In 2007 Speech, Obama Paints Dark Picture of America’s Racial Divisions

‘We don’t need to build more highways out in the suburbs ... We should be investing in minority-owned businesses’

Exclusive: In heated ’07 speech, Obama lavishes praise on Wright, says feds ‘don’t care’ about New Orleans (Daily Caller)

In a video obtained exclusively by The Daily Caller, then-presidential candidate Barack Obama tells an audience of black ministers, including the Rev. Jeremiah Wright, that the U.S. government shortchanged Hurricane Katrina victims because of racism.

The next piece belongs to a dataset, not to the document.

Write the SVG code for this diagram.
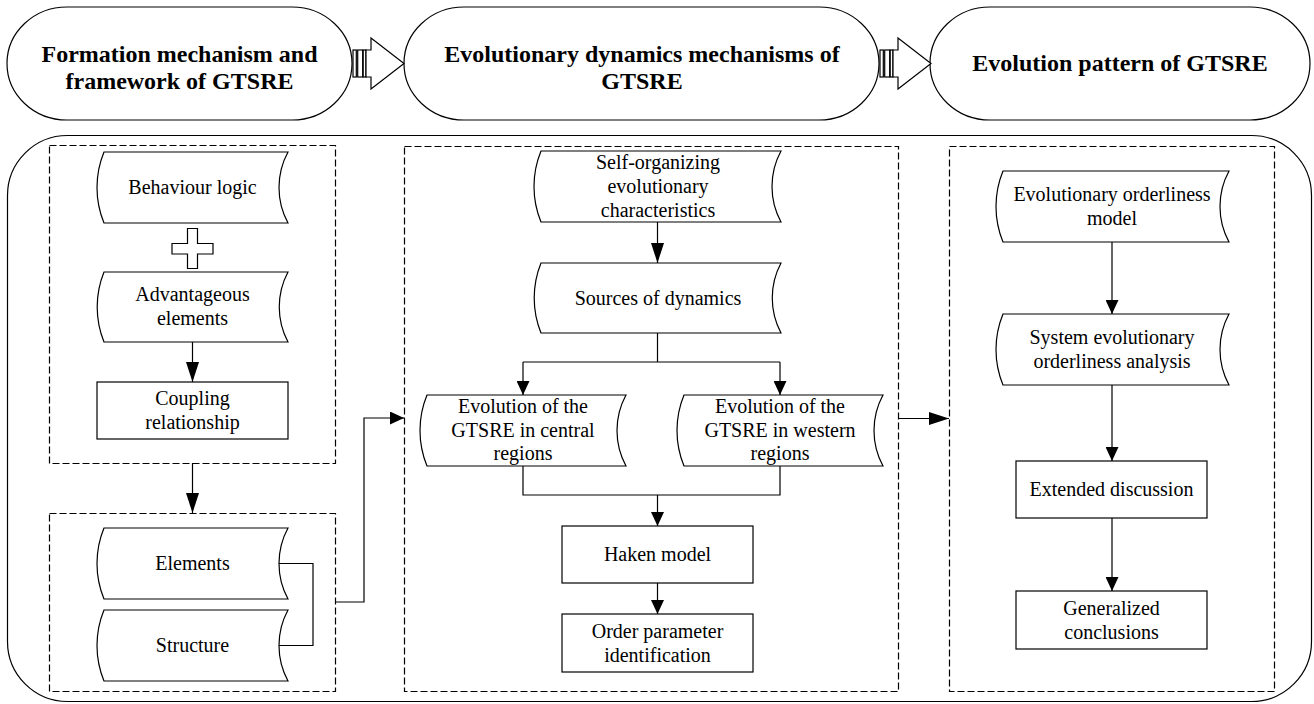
<svg xmlns="http://www.w3.org/2000/svg" width="1314" height="704" viewBox="0 0 1314 704">
<style>
.o{fill:#fff;stroke:#000;stroke-width:1.2}
.d{fill:none;stroke:#000;stroke-width:1.2;stroke-dasharray:7 3}
.c{fill:none;stroke:#000;stroke-width:1.2}
.t{font-family:"Liberation Serif","Times New Roman",serif;font-size:20px;fill:#000;text-anchor:middle}
.h{font-family:"Liberation Serif","Times New Roman",serif;font-size:24px;font-weight:bold;fill:#000;text-anchor:middle}
</style>
<defs>
<marker id="al" viewBox="0 0 20 13" refX="20" refY="6.5" markerWidth="20" markerHeight="13" markerUnits="userSpaceOnUse" orient="auto"><path d="M0,0 L20,6.5 L0,13 Z" fill="#000"/></marker>
<marker id="as" viewBox="0 0 14 13" refX="14" refY="6.5" markerWidth="14" markerHeight="13" markerUnits="userSpaceOnUse" orient="auto"><path d="M0,0 L14,6.5 L0,13 Z" fill="#000"/></marker>
<g id="barrow">
<rect x="353" y="50" width="3.3" height="27" class="o"/>
<rect x="357.7" y="50" width="5" height="27" class="o"/>
<rect x="363.2" y="50" width="2.8" height="27" class="o"/>
<path d="M366,50 H371 V38 L404,63.5 L371,89 V77 H366 Z" class="o"/>
</g>
</defs>

<g id="top1"><rect x="7" y="7" width="345" height="113" rx="60" ry="56.5" class="o"/>
<text class="h" x="179.5" y="61.5">Formation mechanism and</text><text class="h" x="179.5" y="89">framework of GTSRE</text></g>
<g id="top2"><rect x="404" y="7" width="475" height="113" rx="60" ry="56.5" class="o"/>
<text class="h" x="642" y="61.5">Evolutionary dynamics mechanisms of</text><text class="h" x="642" y="89">GTSRE</text></g>
<g id="top3"><rect x="930" y="7" width="380" height="113" rx="60" ry="56.5" class="o"/>
<text class="h" x="1120" y="71">Evolution pattern of GTSRE</text></g>
<g id="toparrows"><use href="#barrow"/><use href="#barrow" transform="translate(527,0)"/></g>

<g id="frame"><rect x="7.5" y="135.5" width="1304" height="566" rx="60" ry="60" class="c"/></g>
<g id="box-left1"><rect x="49.5" y="145.5" width="286" height="318" class="d"/></g>
<g id="box-left2"><rect x="49.5" y="513.5" width="286" height="178" class="d"/></g>
<g id="box-mid"><rect x="404.5" y="146.5" width="494" height="545" class="d"/></g>
<g id="box-right"><rect x="949.5" y="146.5" width="325" height="545" class="d"/></g>

<g id="behaviour"><path class="o" d="M104,152 H288 A74.5 74.5 0 0 0 288,223 H104 A93.5 93.5 0 0 1 104,152 Z"/><text class="t" x="192.5" y="194">Behaviour logic</text></g>
<g id="plus"><path class="o" d="M187.5,228.5 H197.5 V243.5 H213 V254 H197.5 V268.5 H187.5 V254 H172 V243.5 H187.5 Z"/></g>
<g id="advantageous"><path class="o" d="M104,272 H288 A74.5 74.5 0 0 0 288,342 H104 A93.5 93.5 0 0 1 104,272 Z"/><text class="t" x="192.5" y="301">Advantageous</text><text class="t" x="192.5" y="325">elements</text></g>
<g id="coupling"><rect class="o" x="97" y="382" width="191" height="57"/><text class="t" x="192.5" y="405">Coupling</text><text class="t" x="192.5" y="429">relationship</text></g>
<g id="elements"><path class="o" d="M104,528 H288 A74.5 74.5 0 0 0 288,599 H104 A93.5 93.5 0 0 1 104,528 Z"/><text class="t" x="192.5" y="570">Elements</text></g>
<g id="structure"><path class="o" d="M104,610 H288 A74.5 74.5 0 0 0 288,681 H104 A93.5 93.5 0 0 1 104,610 Z"/><text class="t" x="192.5" y="652">Structure</text></g>

<g id="selforg"><path class="o" d="M541,151 H781 A74.5 74.5 0 0 0 781,222 H541 A93.5 93.5 0 0 1 541,151 Z"/><text class="t" x="658" y="169">Self-organizing</text><text class="t" x="658" y="193">evolutionary</text><text class="t" x="658" y="217">characteristics</text></g>
<g id="sources"><path class="o" d="M541,263 H781 A74.5 74.5 0 0 0 781,333 H541 A93.5 93.5 0 0 1 541,263 Z"/><text class="t" x="658" y="304.5">Sources of dynamics</text></g>
<g id="central"><path class="o" d="M427,395 H626 A74.5 74.5 0 0 0 626,466 H427 A93.5 93.5 0 0 1 427,395 Z"/><text class="t" x="523" y="413">Evolution of the</text><text class="t" x="523" y="437">GTSRE in central</text><text class="t" x="523" y="460">regions</text></g>
<g id="western"><path class="o" d="M684,395 H883 A74.5 74.5 0 0 0 883,466 H684 A93.5 93.5 0 0 1 684,395 Z"/><text class="t" x="780" y="413">Evolution of the</text><text class="t" x="780" y="437">GTSRE in western</text><text class="t" x="780" y="460">regions</text></g>
<g id="haken"><rect class="o" x="562" y="526" width="191" height="57"/><text class="t" x="657.5" y="561">Haken model</text></g>
<g id="order"><rect class="o" x="562" y="614" width="191" height="58"/><text class="t" x="657.5" y="637.5">Order parameter</text><text class="t" x="657.5" y="661.5">identification</text></g>

<g id="ordmodel"><path class="o" d="M1003,171 H1229 A74.5 74.5 0 0 0 1229,242 H1003 A93.5 93.5 0 0 1 1003,171 Z"/><text class="t" x="1112" y="200.5">Evolutionary orderliness</text><text class="t" x="1112" y="224.5">model</text></g>
<g id="system"><path class="o" d="M1003,314 H1229 A74.5 74.5 0 0 0 1229,385 H1003 A93.5 93.5 0 0 1 1003,314 Z"/><text class="t" x="1112" y="343.5">System evolutionary</text><text class="t" x="1112" y="367.5">orderliness analysis</text></g>
<g id="extended"><rect class="o" x="1016" y="461" width="191" height="57"/><text class="t" x="1111.5" y="496">Extended discussion</text></g>
<g id="generalized"><rect class="o" x="1016" y="591" width="191" height="58"/><text class="t" x="1111.5" y="614.5">Generalized</text><text class="t" x="1111.5" y="638.5">conclusions</text></g>

<g id="connectors">
<line class="c" x1="192.5" y1="342" x2="192.5" y2="382" marker-end="url(#al)"/>
<line class="c" x1="192.5" y1="463" x2="192.5" y2="513" marker-end="url(#al)"/>
<polyline class="c" points="279,563.5 313,563.5 313,645.5 279,645.5"/>
<polyline class="c" points="335,602 364,602 364,418 404,418" marker-end="url(#as)"/>
<line class="c" x1="657.5" y1="222" x2="657.5" y2="263" marker-end="url(#al)"/>
<line class="c" x1="657.5" y1="333" x2="657.5" y2="362"/>
<line class="c" x1="523" y1="362" x2="780" y2="362"/>
<line class="c" x1="523" y1="362" x2="523" y2="395" marker-end="url(#as)"/>
<line class="c" x1="780" y1="362" x2="780" y2="395" marker-end="url(#as)"/>
<polyline class="c" points="523,466 523,495 780,495 780,466"/>
<line class="c" x1="657.5" y1="495" x2="657.5" y2="526" marker-end="url(#as)"/>
<line class="c" x1="657.5" y1="583" x2="657.5" y2="614" marker-end="url(#as)"/>
<line class="c" x1="898" y1="418.5" x2="949" y2="418.5" marker-end="url(#al)"/>
<line class="c" x1="1112" y1="242" x2="1112" y2="314" marker-end="url(#as)"/>
<line class="c" x1="1112" y1="385" x2="1112" y2="461" marker-end="url(#as)"/>
<line class="c" x1="1112" y1="518" x2="1112" y2="591" marker-end="url(#as)"/>
</g>
</svg>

“The people down in New Orleans they don’t care about as much!” Obama shouts in the video, which was shot in June of 2007 at Hampton University in Virginia. By contrast, survivors of Sept. 11 and Hurricane Andrew received generous amounts of aid, Obama explains. The reason? Unlike residents of majority-black New Orleans, the federal government considers those victims “part of the American family.”

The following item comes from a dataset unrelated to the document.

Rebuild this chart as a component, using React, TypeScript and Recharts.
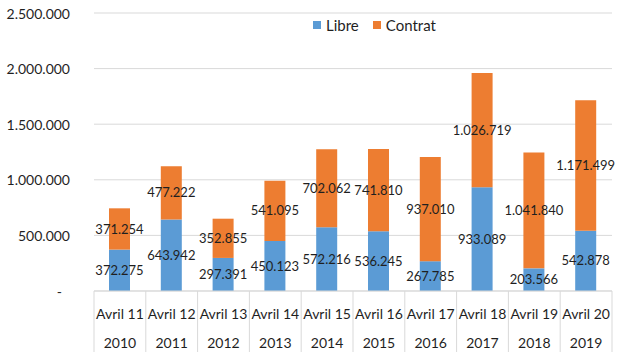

The racially charged and at times angry speech undermines Obama’s carefully-crafted image as a leader eager to build bridges between ethnic groups. For nearly 40 minutes, using an accent he almost never adopts in public, Obama describes a racist, zero-sum society, in which the white majority profits by exploiting black America. The mostly black audience shouts in agreement. The effect is closer to an Al Sharpton rally than a conventional campaign event.